= Mauricio Resende =

Brazilian-American operations research scientist

Mauricio G. C. Resende (born July 27, 1955 in Maceió, Brazil) is a Brazilian-American research scientist with contributions to the field of mathematical optimization. He is best known for the development of the metaheuristics GRASP (greedy randomized adaptive search procedures), and BRKGA (biased random-key genetic algorithms) as well as the first successful implementation of Karmarkar’s interior point algorithm.

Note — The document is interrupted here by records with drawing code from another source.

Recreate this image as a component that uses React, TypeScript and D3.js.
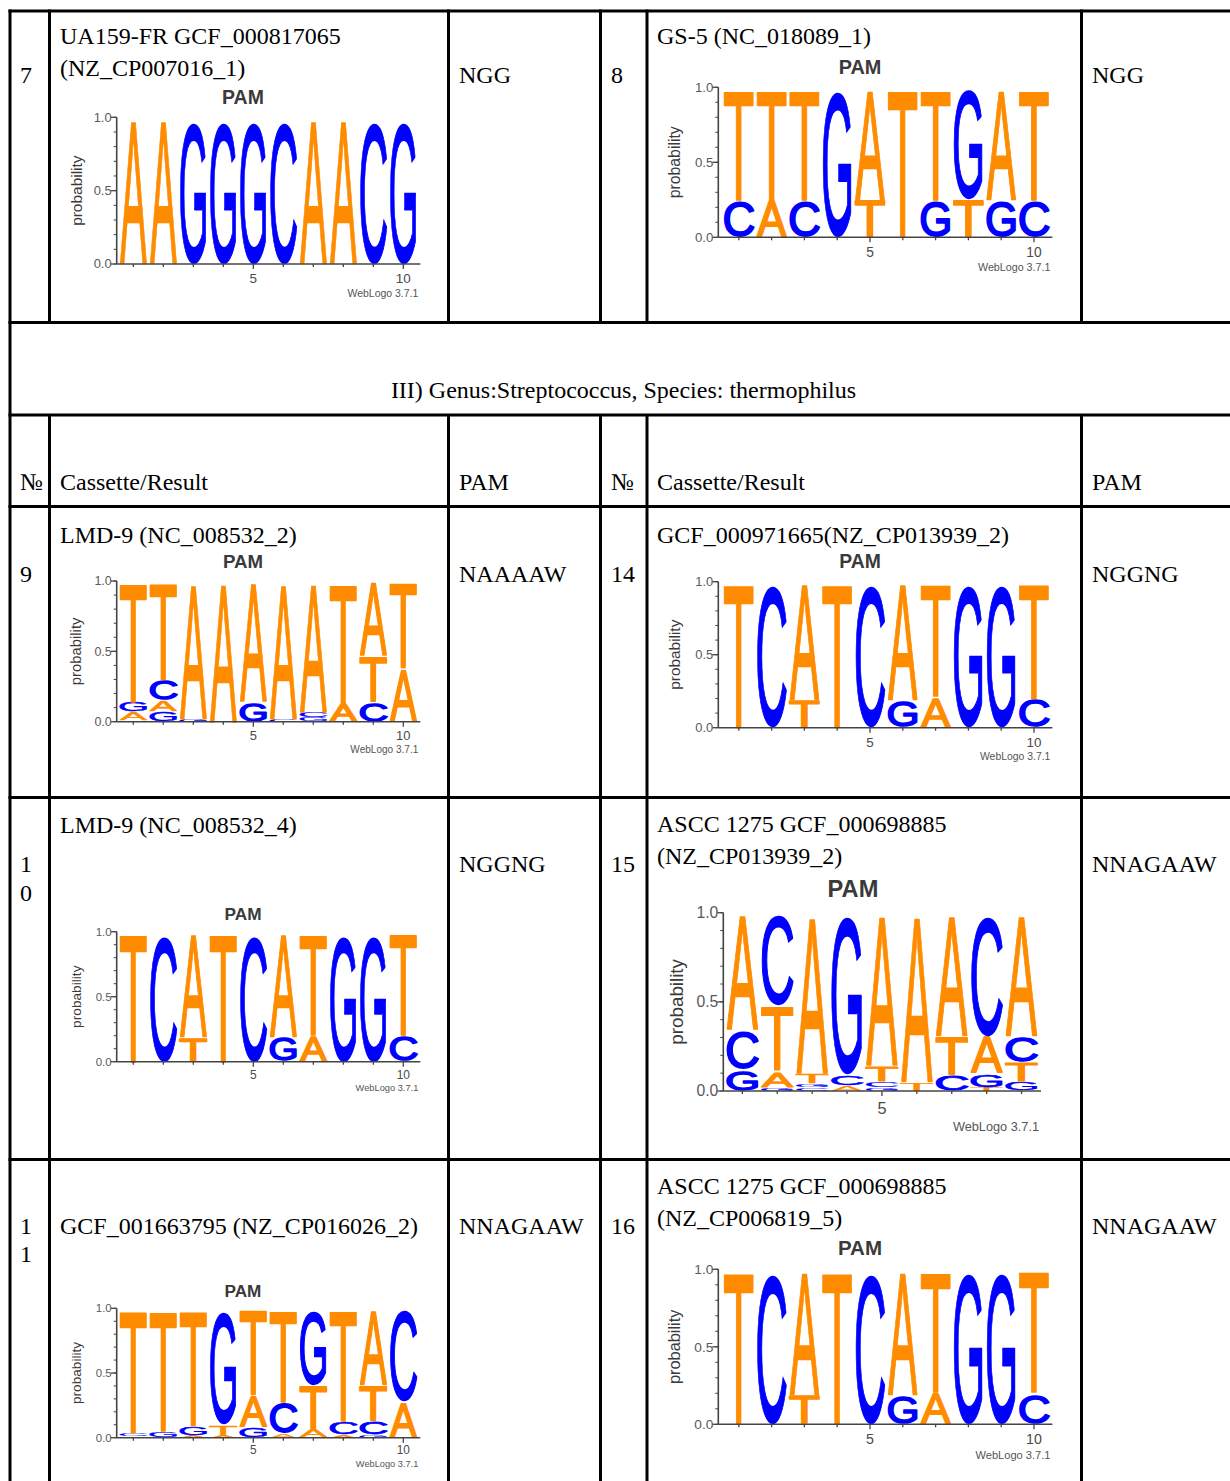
import React from "react";
import * as d3 from "d3";

type Col = [string, number][];

// ---------- DATA (sequence logo probabilities, bottom -> top) ----------
const logo7Columns: Col[] = [
  [["A", 1]], [["A", 1]], [["G", 1]], [["G", 1]], [["G", 1]],
  [["C", 1]], [["A", 1]], [["A", 1]], [["C", 1]], [["G", 1]],
];

const logo8Columns: Col[] = [
  [["C", 0.25], ["T", 0.75]],
  [["A", 0.25], ["T", 0.75]],
  [["C", 0.25], ["T", 0.75]],
  [["G", 1]],
  [["T", 0.25], ["A", 0.75]],
  [["T", 1]],
  [["G", 0.25], ["T", 0.75]],
  [["T", 0.25], ["G", 0.75]],
  [["G", 0.25], ["A", 0.75]],
  [["C", 0.25], ["T", 0.75]],
];

const logo9Columns: Col[] = [
  [["C", 0.01], ["A", 0.06], ["G", 0.07], ["T", 0.86]],
  [["G", 0.07], ["A", 0.08], ["C", 0.15], ["T", 0.7]],
  [["G", 0.02], ["A", 0.98]],
  [["A", 1]],
  [["G", 0.14], ["A", 0.86]],
  [["C", 0.02], ["A", 0.98]],
  [["G", 0.03], ["C", 0.04], ["A", 0.93]],
  [["A", 0.13], ["T", 0.87]],
  [["C", 0.14], ["T", 0.33], ["A", 0.53]],
  [["A", 0.38], ["T", 0.62]],
];

const logoTcatcatggtColumns: Col[] = [
  [["T", 1]],
  [["C", 1]],
  [["T", 0.19], ["A", 0.81]],
  [["T", 1]],
  [["C", 1]],
  [["G", 0.19], ["A", 0.81]],
  [["A", 0.21], ["T", 0.79]],
  [["G", 1]],
  [["G", 1]],
  [["C", 0.2], ["T", 0.8]],
];

const logo15Columns: Col[] = [
  [["G", 0.12], ["C", 0.22], ["A", 0.66]],
  [["G", 0.02], ["A", 0.09], ["T", 0.37], ["C", 0.52]],
  [["C", 0.02], ["G", 0.02], ["T", 0.06], ["A", 0.9]],
  [["A", 0.03], ["C", 0.06], ["G", 0.91]],
  [["G", 0.02], ["C", 0.03], ["T", 0.09], ["A", 0.86]],
  [["T", 0.05], ["A", 0.95]],
  [["C", 0.09], ["T", 0.22], ["A", 0.69]],
  [["T", 0.02], ["G", 0.08], ["A", 0.21], ["C", 0.69]],
  [["G", 0.05], ["T", 0.11], ["C", 0.15], ["A", 0.69]],
];

const logo11Columns: Col[] = [
  [["G", 0.01], ["C", 0.02], ["T", 0.97]],
  [["G", 0.05], ["T", 0.95]],
  [["A", 0.02], ["G", 0.07], ["T", 0.91]],
  [["A", 0.02], ["T", 0.08], ["G", 0.9]],
  [["G", 0.08], ["A", 0.25], ["T", 0.67]],
  [["A", 0.03], ["C", 0.25], ["T", 0.72]],
  [["A", 0.07], ["T", 0.34], ["G", 0.59]],
  [["A", 0.02], ["C", 0.1], ["T", 0.88]],
  [["G", 0.02], ["C", 0.11], ["T", 0.28], ["A", 0.59]],
  [["A", 0.28], ["C", 0.72]],
];

const yTicksMajor = [0, 0.5, 1.0];
const xTickLabels = [5, 10];

// ---------- TABLE TEXT ----------
const sectionTitle = "III) Genus:Streptococcus, Species: thermophilus";
const headerCells = ["№", "Cassette/Result", "PAM", "№", "Cassette/Result", "PAM"];
const rowNumbers = [["7"], ["8"], ["9"], ["14"], ["1", "0"], ["15"], ["1", "1"], ["16"]];
const cassettes = [
  ["UA159-FR GCF_000817065", "(NZ_CP007016_1)"],
  ["GS-5 (NC_018089_1)"],
  ["LMD-9 (NC_008532_2)"],
  ["GCF_000971665(NZ_CP013939_2)"],
  ["LMD-9 (NC_008532_4)"],
  ["ASCC 1275 GCF_000698885", "(NZ_CP013939_2)"],
  ["GCF_001663795 (NZ_CP016026_2)"],
  ["ASCC 1275 GCF_000698885", "(NZ_CP006819_5)"],
];
const pams = ["NGG", "NGG", "NAAAAW", "NGGNG", "NGGNG", "NNAGAAW", "NNAGAAW", "NNAGAAW"];
const logoColumns = [
  logo7Columns, logo8Columns, logo9Columns, logoTcatcatggtColumns,
  logoTcatcatggtColumns, logo15Columns, logo11Columns, logoTcatcatggtColumns,
];

// ---------- LAYOUT ----------
const headerX = [20, 60, 459, 611, 657, 1092];
const cellLayout = [
  { numX: 20, numY: 83, casX: 60, casY: 44, pamX: 459 },
  { numX: 611, numY: 83, casX: 657, casY: 44, pamX: 1092 },
  { numX: 20, numY: 581.5, casX: 60, casY: 542.5, pamX: 459 },
  { numX: 611, numY: 581.5, casX: 657, casY: 542.5, pamX: 1092 },
  { numX: 20, numY: 872, casX: 60, casY: 833, pamX: 459 },
  { numX: 611, numY: 872, casX: 657, casY: 832, pamX: 1092 },
  { numX: 20, numY: 1233.5, casX: 60, casY: 1233.5, pamX: 459 },
  { numX: 611, numY: 1233.5, casX: 657, casY: 1193.5, pamX: 1092 },
];
const logoLayout = [
  { axisX: 116.7, left: 118.3, right: 418.3, top: 117.3, bottom: 264, titleX: 243, probX: 76 },
  { axisX: 718.3, left: 722.4, right: 1050.4, top: 87.3, bottom: 237.3, titleX: 860, probX: 674 },
  { axisX: 116.7, left: 118.3, right: 418.3, top: 581, bottom: 721.7, titleX: 243, probX: 76 },
  { axisX: 718.3, left: 722.4, right: 1050.4, top: 581.7, bottom: 727.7, titleX: 860, probX: 674 },
  { axisX: 116.7, left: 118.3, right: 418.3, top: 931.7, bottom: 1061.7, titleX: 243, probX: 76 },
  { axisX: 723.3, left: 724.9, right: 1039, top: 912.7, bottom: 1091, titleX: 853, probX: 676 },
  { axisX: 116.7, left: 118.3, right: 418.3, top: 1308.3, bottom: 1437.7, titleX: 243, probX: 76 },
  { axisX: 718.3, left: 722.4, right: 1050.4, top: 1269.3, bottom: 1424.3, titleX: 860, probX: 674 },
];
const hLines = [11, 322.5, 415, 506.5, 797.5, 1159.5];
const vInner = [49.5, 448.5, 600.5, 647, 1081.5];

const BASE_COLOR: Record<string, string> = { A: "#FF8C00", T: "#FF8C00", C: "#0000FF", G: "#0000FF" };
// Arial / Liberation Sans ink bounds (units per em 2048): xMin, yMin, xMax, yMax
const GLYPH: Record<string, [number, number, number, number]> = {
  A: [-3, 0, 1369, 1466],
  C: [81, -25, 1386, 1491],
  G: [87, -25, 1485, 1491],
  T: [48, 0, 1210, 1466],
};
const SERIF = "'Liberation Serif','Times New Roman',serif";
const SANS = "'Liberation Sans',Arial,Helvetica,sans-serif";

function Letter({ base, x, w, yBottom, h }: { base: string; x: number; w: number; yBottom: number; h: number }) {
  if (h < 0.4) return null;
  const FS = 100;
  const k = FS / 2048;
  const sw = Math.min(1.8, h / 10);
  const half = sw / 2;
  const bx = x + half;
  const bw = w - sw;
  const by = yBottom - half;
  const bh = Math.max(0.3, h - sw);
  const [xmin, ymin, xmax, ymax] = GLYPH[base];
  const sx = bw / ((xmax - xmin) * k);
  const sy = bh / ((ymax - ymin) * k);
  return (
    <text
      transform={`translate(${bx},${by}) scale(${sx},${sy}) translate(${-xmin * k},${ymin * k})`}
      fontFamily={SANS}
      fontSize={FS}
      fill={BASE_COLOR[base]}
      stroke={BASE_COLOR[base]}
      strokeWidth={sw}
      vectorEffect="non-scaling-stroke"
      strokeLinejoin="round"
    >
      {base}
    </text>
  );
}

function Logo({ cols, lay }: { cols: Col[]; lay: (typeof logoLayout)[number] }) {
  const n = cols.length;
  const positions = d3.range(1, n + 1);
  const x = d3.scaleBand<number>().domain(positions).range([lay.left, lay.right]).paddingInner(0.06).paddingOuter(0.03);
  const y = d3.scaleLinear().domain([0, 1]).range([lay.bottom, lay.top]);
  const h = lay.bottom - lay.top;
  const k = h / 147;
  const center = (i: number) => (x(i) as number) + x.bandwidth() / 2;
  const minor = d3.range(0, 11).map((d) => d / 10);
  const fmt = d3.format(".1f");
  const axisColor = "#444";
  return (
    <g>
      <text x={lay.titleX} y={lay.top - 13.3 * k} textAnchor="middle" fontFamily={SANS} fontWeight="bold" fontSize={19.5 * k} fill="#3a3a3a">
        PAM
      </text>
      <text
        transform={`translate(${lay.probX},${(lay.top + lay.bottom) / 2}) rotate(-90)`}
        textAnchor="middle"
        dominantBaseline="central"
        fontFamily={SANS}
        fontSize={15.5 * k}
        fill="#3a3a3a"
      >
        probability
      </text>
      {cols.map((col, i) => {
        let acc = 0;
        return (
          <g key={i}>
            {col.map(([b, p], j) => {
              const y0 = y(acc);
              acc += p;
              const y1 = y(acc);
              return <Letter key={j} base={b} x={x(i + 1) as number} w={x.bandwidth()} yBottom={y0} h={y0 - y1} />;
            })}
          </g>
        );
      })}
      <line x1={lay.axisX} x2={lay.axisX} y1={y(1)} y2={y(0)} stroke={axisColor} strokeWidth={1.6} />
      <line x1={lay.axisX} x2={lay.right + 2} y1={y(0)} y2={y(0)} stroke={axisColor} strokeWidth={1.6} />
      {minor.map((t) => (
        <line key={t} x1={lay.axisX - 3} x2={lay.axisX} y1={y(t)} y2={y(t)} stroke={axisColor} strokeWidth={1} />
      ))}
      {yTicksMajor.map((t) => (
        <g key={t}>
          <line x1={lay.axisX - 6} x2={lay.axisX} y1={y(t)} y2={y(t)} stroke={axisColor} strokeWidth={1.3} />
          <text x={lay.axisX - 5} y={y(t) + 4.5 * k} textAnchor="end" fontFamily={SANS} fontSize={13 * k} fill="#5a5a5a">
            {fmt(t)}
          </text>
        </g>
      ))}
      {positions.map((p) => (
        <line key={p} x1={center(p)} x2={center(p)} y1={y(0)} y2={y(0) + (xTickLabels.includes(p) ? 5 : 3)} stroke={axisColor} strokeWidth={1.3} />
      ))}
      {xTickLabels
        .filter((p) => p <= n)
        .map((p) => (
          <text key={p} x={center(p)} y={y(0) + 19 * k} textAnchor="middle" fontFamily={SANS} fontSize={13.5 * k} fill="#4a4a4a">
            {p}
          </text>
        ))}
      <text x={lay.right} y={y(0) + 33 * k} textAnchor="end" fontFamily={SANS} fontSize={10.5 * k} fill="#555">
        WebLogo 3.7.1
      </text>
    </g>
  );
}

export default function App() {
  const W = 1230;
  const H = 1481;
  return (
    <svg width={W} height={H} style={{ position: "absolute", left: 0, top: 0, display: "block" }} fontFamily={SERIF}>
      <rect width={W} height={H} fill="#fff" />
      {hLines.map((yy) => (
        <line key={yy} x1={8.5} x2={W + 10} y1={yy} y2={yy} stroke="#000" strokeWidth={3} />
      ))}
      <line x1={10} x2={10} y1={9.5} y2={H} stroke="#000" strokeWidth={3} />
      {vInner.map((xx) => (
        <g key={xx}>
          <line x1={xx} x2={xx} y1={9.5} y2={322.5} stroke="#000" strokeWidth={3} />
          <line x1={xx} x2={xx} y1={415} y2={H} stroke="#000" strokeWidth={3} />
        </g>
      ))}
      <text x={623.5} y={398} textAnchor="middle" fontSize={24} fill="#000">
        {sectionTitle}
      </text>
      {headerCells.map((t, i) => (
        <text key={i} x={headerX[i]} y={490} fontSize={24} fill="#000">
          {t}
        </text>
      ))}
      {cellLayout.map((c, i) => (
        <g key={i}>
          {rowNumbers[i].map((t, j) => (
            <text key={j} x={c.numX} y={c.numY + j * 28.5} fontSize={24} fill="#000">
              {t}
            </text>
          ))}
          {cassettes[i].map((t, j) => (
            <text key={j} x={c.casX} y={c.casY + j * 32} fontSize={24} fill="#000">
              {t}
            </text>
          ))}
          <text x={c.pamX} y={c.numY} fontSize={24} fill="#000">
            {pams[i]}
          </text>
          <Logo cols={logoColumns[i]} lay={logoLayout[i]} />
        </g>
      ))}
    </svg>
  );
}
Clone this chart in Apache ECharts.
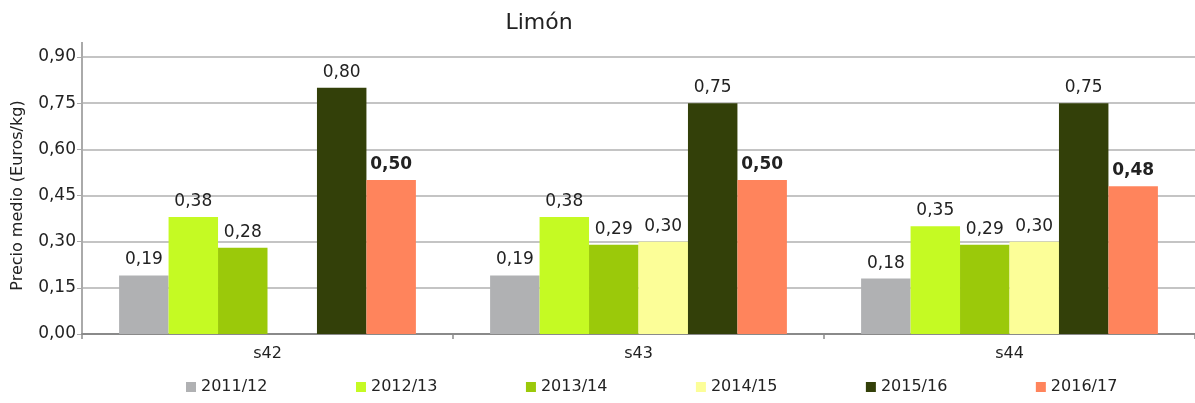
<!DOCTYPE html>
<html><head><meta charset="utf-8">
<script src="https://cdn.jsdelivr.net/npm/echarts@6/dist/echarts.min.js"></script>
<style>html,body{margin:0;padding:0;background:#fff}#c{width:1195px;height:403px}</style>
</head><body><div id="c"></div>
<script>
const categories = ['s42', 's43', 's44'];
const seriesNames = ['2011/12', '2012/13', '2013/14', '2014/15', '2015/16', '2016/17'];
const v2011 = [0.19, 0.19, 0.18];
const v2012 = [0.38, 0.38, 0.35];
const v2013 = [0.28, 0.29, 0.29];
const v2014 = [null, 0.30, 0.30];
const v2015 = [0.80, 0.75, 0.75];
const v2016 = [0.50, 0.50, 0.48];
const yTicks = [0, 0.15, 0.30, 0.45, 0.60, 0.75, 0.90];
const colors = ['#B0B1B3', '#C5FA23', '#9BC90A', '#FCFE98', '#334009', '#FF845C'];
const allValues = [v2011, v2012, v2013, v2014, v2015, v2016];
const FONT = 'DejaVu Sans';
const fmt = v => v.toFixed(2).replace('.', ',');
const series = allValues.map((d, i) => ({
  name: seriesNames[i], type: 'bar', data: d,
  itemStyle: { color: colors[i] },
  barGap: '0%', barCategoryGap: '20%',
  label: {
    show: true, position: 'top', distance: 7,
    fontFamily: FONT, fontSize: 17, color: '#222',
    fontWeight: i === 5 ? 'bold' : 'normal',
    formatter: p => p.value == null ? '' : fmt(p.value)
  }
}));
const chart = echarts.init(document.getElementById('c'));
chart.setOption({
  animation: false,
  color: colors,
  title: { text: 'Limón', left: 534, top: 7, textAlign: 'center',
    textStyle: { fontFamily: FONT, fontSize: 22, fontWeight: 'normal', color: '#222' } },
  grid: { left: 82, right: 0, top: 57, bottom: 69, containLabel: false },
  graphic: [{ type: 'line', shape: { x1: 82, y1: 42, x2: 82, y2: 57 },
    style: { stroke: '#aaa', lineWidth: 2 } }],
  legend: {
    top: 374, left: 181, itemWidth: 10, itemHeight: 10, itemGap: 88.5,
    icon: 'rect',
    textStyle: { fontFamily: FONT, fontSize: 16, color: '#222' },
    data: seriesNames
  },
  xAxis: {
    type: 'category', data: categories,
    axisLine: { lineStyle: { color: '#8a8a8a', width: 2 } },
    axisTick: { show: true, length: 5, lineStyle: { color: '#8a8a8a', width: 1.5 } },
    axisLabel: { fontFamily: FONT, fontSize: 16, color: '#222', margin: 12 }
  },
  yAxis: {
    type: 'value', min: 0, max: 0.9, interval: 0.15,
    name: 'Precio medio (Euros/kg)', nameLocation: 'middle', nameGap: 56,
    nameTextStyle: { fontFamily: FONT, fontSize: 16, color: '#222' },
    axisLine: { show: true, lineStyle: { color: '#aaa', width: 2 } },
    axisTick: { show: true, length: 5, lineStyle: { color: '#aaa' } },
    axisLabel: { fontFamily: FONT, fontSize: 17, color: '#222', margin: 6,
      formatter: v => fmt(v) },
    splitLine: { lineStyle: { color: '#b0b0b0', width: 1.5 } }
  },
  series: series
});
</script></body></html>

He published over 180 peer-reviewed papers, the book Optimization by GRASP and co-edited five books, including the Handbook of Applied Optimization, the Handbook of Optimization in Telecommunications, the Handbook of Heuristics, and the Handbook of Massive Datasets. Additionally, he gave multiple plenary talks in international conferences and is on the editorial boards of several scientific journals.

== Education ==
In June 1978, Mauricio G. C. Resende graduated from PUC-Rio with an Electrical Engineering degree with concentration in Systems Engineering. In August 1979, he earned a M.Sc. in operations research at the Georgia Institute of Technology. Later, in August 1987, he earned a Ph.D. in operations research in at the University of California, Berkeley.

== Career ==
Mauricio G. C. Resende is currently an INFORMS Fellow, holds a permanent member position of DIMACS at Rutgers University and is an affiliate professor at the University of Washington. Until December 2022, he worked at Amazon.com as a Principal Research Scientist in the Mathematical Optimization and Planning group. Previously, he was Lead Inventive Scientist at AT&T Bell Labs where he worked for over a quarter century.